In a career rich with achievements and honors, the beginning of 2016 might rank up there as one of Richard Williams’ more glorious moments. His short film Prologue, over twelve years in the making, was nominated for both an Oscar and a BAFTA, the English equivalent to the Academy Awards, in the span of seven days.
To put that into some kind of perspective, the last time Williams won a short film Oscar was 43 years ago, when his half-hour adaptation of Dickens’ A Christmas Carol was honored by the Academy. But that’s nothing compared to the short film BAFTA honor, which he last won over a half-century ago for his inventive wandering into philosophical terrain, The Little Island.
One reason for the stretch of time in between nominations is that Williams hasn’t always made shorts. For decades, he ran one of the most storied commercial houses in animation history, Richard Williams Animation, and then directed features, including the animation in the contemporary classic Who Framed Roger Rabbit, which was duly recognized by both the Oscars and BAFTAs for its marriage of art and technology.
Another reason for the slow filmmaking pace is Williams has a difficult employer. “I work for this terribly demanding boss, which is me, and the bastard wants it right,” he explained. ” I’ve only just gotten to the point where I could marry my draftsmanship to the animation knowledge. It’s always been a battle for me.”
Prologue is appropriately titled; it is the first part of a feature film loosely based on Aristophanes’ anti-war play “Lysisrata,” in which Greek women withhold sexual privileges from their warring husbands until they stop killing each other. The 2,400-year-old play also served as the basis for Spike Lee’s politically charged Chi-Raq, but Williams’ interest in the ever-timely tale was more carnal in nature.
He discovered the play as a teenager when he found a copy of it lying around the house. It was an edition illustrated by Norman Lindsay, and the Australian artist’s comical drawings of voluptuous women baring all left an impression on the teenaged Williams. “Lindsay would have been a marvelous animator,” Williams says. “There’s humor in everything he draws. He drew these very attractive women but they’re funny.”
Throughout his career, Williams occasionally entertained the idea of animating the story. “I thought, ‘God, I wonder if I’ll ever get good enough?’ I’m not good enough to do this.’ When I finally got good enough to think about it, it was after Roger Rabbit.”
The alternate title to the film, Williams likes to say, is Will I live to finish it? But finishing a 90-minute film does not seem to be the priority so much as creating something exactly the way he envisions it. After a career spent working in everyone else’s style but his own, and designing projects that could survive his studio’s production pipeline, Williams is finally making something purely for his own enjoyment — and to the singular standard that no crew under him could ever hope to attain. As a result, Prologue, he says, is “the only thing so far in my career that I’ve ever been really been pleased with, that I was able to succeed with what I was trying to do in all the different aspects.”

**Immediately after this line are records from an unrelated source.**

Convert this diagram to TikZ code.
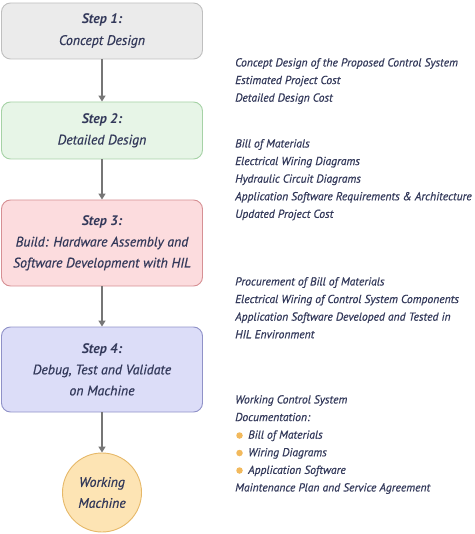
\documentclass[tikz,border=0pt]{standalone}
\usepackage{fontspec}
\setmainfont{PT Sans}[ItalicFeatures={FakeBold=0.6}]
\usetikzlibrary{arrows.meta}
\definecolor{ink}{HTML}{33395A}
\definecolor{arrowgray}{HTML}{767676}
\definecolor{dotorange}{HTML}{F2B95C}
\begin{document}
\begin{tikzpicture}[x=1pt,y=-1pt,
  stepbox/.style={draw, rounded corners=9pt, line width=0.9pt, minimum width=201pt,
    align=center, text=ink, font=\fontsize{13.8}{21}\selectfont\itshape},
  flow/.style={draw=arrowgray, line width=1.4pt, -{Triangle[length=6pt,width=7pt]}},
  outcome/.style={anchor=north west, align=left, inner sep=0pt, text=ink,
    font=\fontsize{11.6}{17.6}\selectfont\itshape},
  dot/.style={circle, fill=dotorange, inner sep=0pt, minimum size=6.5pt}]
   \useasboundingbox (0,0) rectangle (474,534);

   % steps on the left
   \node[stepbox, fill=black!8, draw=black!25, minimum height=56pt] (step1) at (102,31)
     {\textbf{Step 1:}\\Concept Design};
   \node[stepbox, fill={rgb,255:red,231;green,245;blue,231}, draw={rgb,255:red,166;green,210;blue,166}, minimum height=57pt] (step2) at (102,130.5)
     {\textbf{Step 2:}\\Detailed Design};
   \node[stepbox, fill={rgb,255:red,252;green,220;blue,222}, draw={rgb,255:red,214;green,144;blue,148}, minimum height=86pt] (step3) at (102,243)
     {\textbf{Step 3:}\\Build: Hardware Assembly and\\Software Development with HIL};
   \node[stepbox, fill={rgb,255:red,220;green,221;blue,248}, draw={rgb,255:red,144;green,146;blue,200}, minimum height=85pt] (step4) at (102,369.5)
     {\textbf{Step 4:}\\Debug, Test and Validate\\on Machine};
   \node[stepbox, circle, minimum width=79pt, fill={rgb,255:red,253;green,228;blue,180}, draw={rgb,255:red,230;green,184;blue,104}] (machine) at (102,492.5)
     {Working\\Machine};

   \draw[flow] (step1) -- (step2);
   \draw[flow] (step2) -- (step3);
   \draw[flow] (step3) -- (step4);
   \draw[flow] (step4) -- (machine);

   % outcomes on the right
   \node[outcome] (out1) at (235,58)
     {Concept Design of the Proposed Control System\\Estimated Project Cost\\Detailed Design Cost};
   \node[outcome] (out2) at (235,139)
     {Bill of Materials\\Electrical Wiring Diagrams\\Hydraulic Circuit Diagrams\\Application Software Requirements \& Architecture\\Updated Project Cost};
   \node[outcome] (out3) at (235,277)
     {Procurement of Bill of Materials\\Electrical Wiring of Control System Components\\Application Software Developed and Tested in\\HIL Environment};
   \node[outcome] (out4) at (235,395)
     {Working Control System\\Documentation:\\\hspace*{13pt}Bill of Materials\\\hspace*{13pt}Wiring Diagrams\\\hspace*{13pt}Application Software\\Maintenance Plan and Service Agreement};
   \node[dot] (b1) at (239.5,435.5) {};
   \node[dot] (b2) at (239.5,453) {};
   \node[dot] (b3) at (239.5,470.5) {};
\end{tikzpicture}
\end{document}
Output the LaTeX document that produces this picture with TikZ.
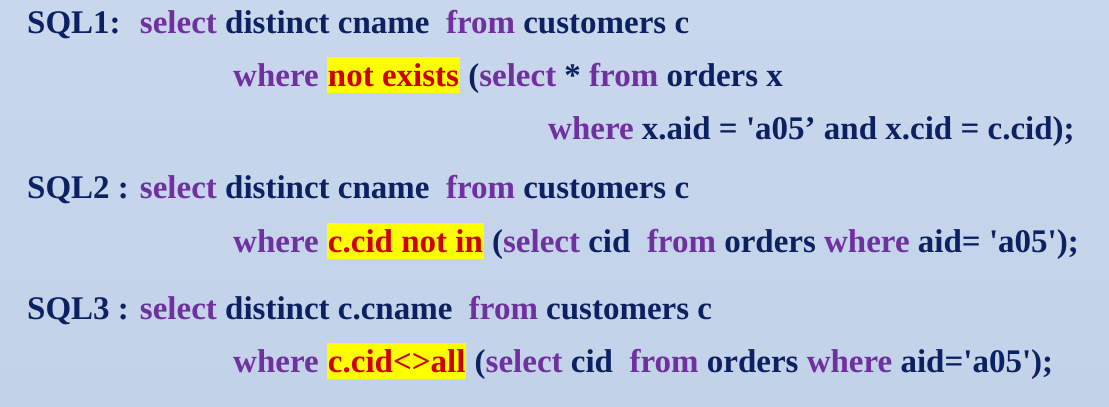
\documentclass[tikz,border=0pt]{standalone}
\usepackage{fontspec}
\setmainfont{Liberation Serif}[Ligatures=TeXOff]
\definecolor{nv}{HTML}{0B2161}
\definecolor{pp}{HTML}{7030A0}
\definecolor{rd}{HTML}{CC0000}
\definecolor{hly}{HTML}{FFFF00}
\definecolor{bgtop}{HTML}{C8D7EC}
\definecolor{bgmid}{HTML}{AFC3E0}
\definecolor{bgbot}{HTML}{C2D2E9}
\newcommand{\kw}[1]{\textcolor{pp}{#1}}
\newcommand{\hlt}[1]{{\setlength\fboxsep{0pt}\colorbox{hly}{\rule[-7pt]{0pt}{36pt}\kern1pt\textcolor{rd}{#1}\kern1pt}}}
\tikzset{sqlline/.style={anchor=base west, inner sep=0pt, font=\bfseries\fontsize{33}{38}\selectfont, text=nv}}
\begin{document}
\begin{tikzpicture}[x=1pt,y=-1pt]
\useasboundingbox (0,0) rectangle (1109,407);
\shade[top color=bgtop, middle color=bgmid, bottom color=bgbot] (0,0) rectangle (1109,407);
\node[sqlline] (l1) at (27,33) {SQL1:~ \kw{select} distinct cname~ \kw{from} customers c};
\node[sqlline] (l2) at (233,86) {\kw{where} \hlt{not exists} (\kw{select} * \kw{from} orders x};
\node[sqlline] (l3) at (548,139) {\kw{where} x.aid = 'a05’ and x.cid = c.cid);};
\node[sqlline] (l4) at (27,198) {SQL2 : \kw{select} distinct cname~ \kw{from} customers c};
\node[sqlline] (l5) at (233,252) {\kw{where} \hlt{c.cid not in} (\kw{select} cid~ \kw{from} orders \kw{where} aid= 'a05');};
\node[sqlline] (l6) at (27,319) {SQL3 : \kw{select} distinct c.cname~ \kw{from} customers c};
\node[sqlline] (l7) at (233,372) {\kw{where} \hlt{c.cid<>all} (\kw{select} cid~ \kw{from} orders \kw{where} aid='a05');};
\end{tikzpicture}
\end{document}
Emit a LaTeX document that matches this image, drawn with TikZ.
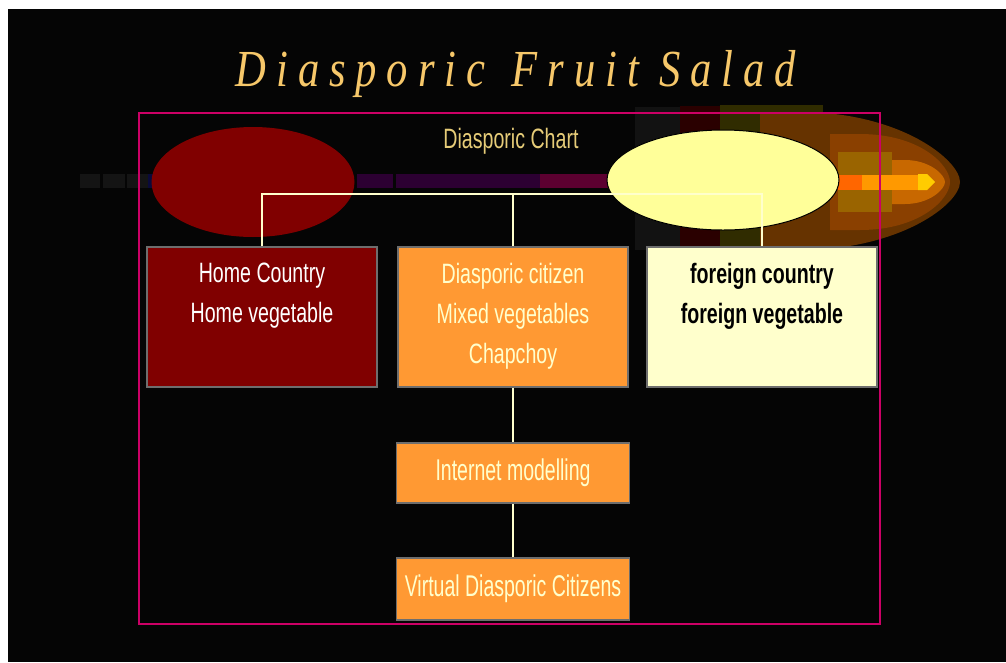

To ensure that everything comes out exactly as he intends, Williams even shoots the drawings under camera himself. Digital technology enters the picture only during the compositing when dust and fingerprints are taken off his drawings, and images are sharpened and graded. The rest of the production is as technically primitive as when Winsor McCay made Gertie the Dinosaur a full century ago. “I’m going back to 1900 and just drawing on one sheet of paper. It’s a tremendous relief: no cels, virtually no camera. If you can’t get it on one sheet of paper, it doesn’t go in.”
The self-imposed dictum to create each frame on a single sheet of paper means that all of the film’s considerable technical complexity emanates from the tip of Williams’s pencil. For example, he can’t pan across a background because there aren’t traditional backgrounds. To indicate space, he’ll add some grass or draw a few birds into a shot, or he’ll pan along an object a character is holding, like a spear. “I found that it’s like radio,” he explains. “You’re imagining things because it’s not quite all there.”
He also tries to avoid cuts in the film, a Williams trademark that has been employed to breathtaking effect in earlier projects, like his visionary but never-quite-completed Thief and the Cobbler. “We should have control over the medium,” he says simply.
So, what’s the secret, I asked him, to staying sharp as a draftsman in his ninth decade? Life drawing, he says. “It’s the hardest thing you can do. When you get out of it for six months and you go back in, you realize you’re a bum. That’s why people don’t go back to it. They say, ‘Oh, I did that in art school. We don’t do that anymore.’ And then you get stuck with cartoons.”
Williams, who keeps a studio space in another storied English animation outfit, Aardman Animations, is more than halfway done with the follow-up to Prologue, or the next sequence of his “Lysistrata” adaptation. The new film will finally introduce the Lindsay-inspired ladies that so many decades ago served as the original spark for the project.
He works happily in total freedom, having to contend only with his own demanding standards — and those of his family members. About a decade ago, when he had started animating on Prologue, he asked his youngest son, then ten-years-old, what he thought of the drawings. “Well, the better artists manage to maintain consistency in the faces,” his son replied.
“He was right,” Williams admitted. “They changed a little bit if you want to be critical.”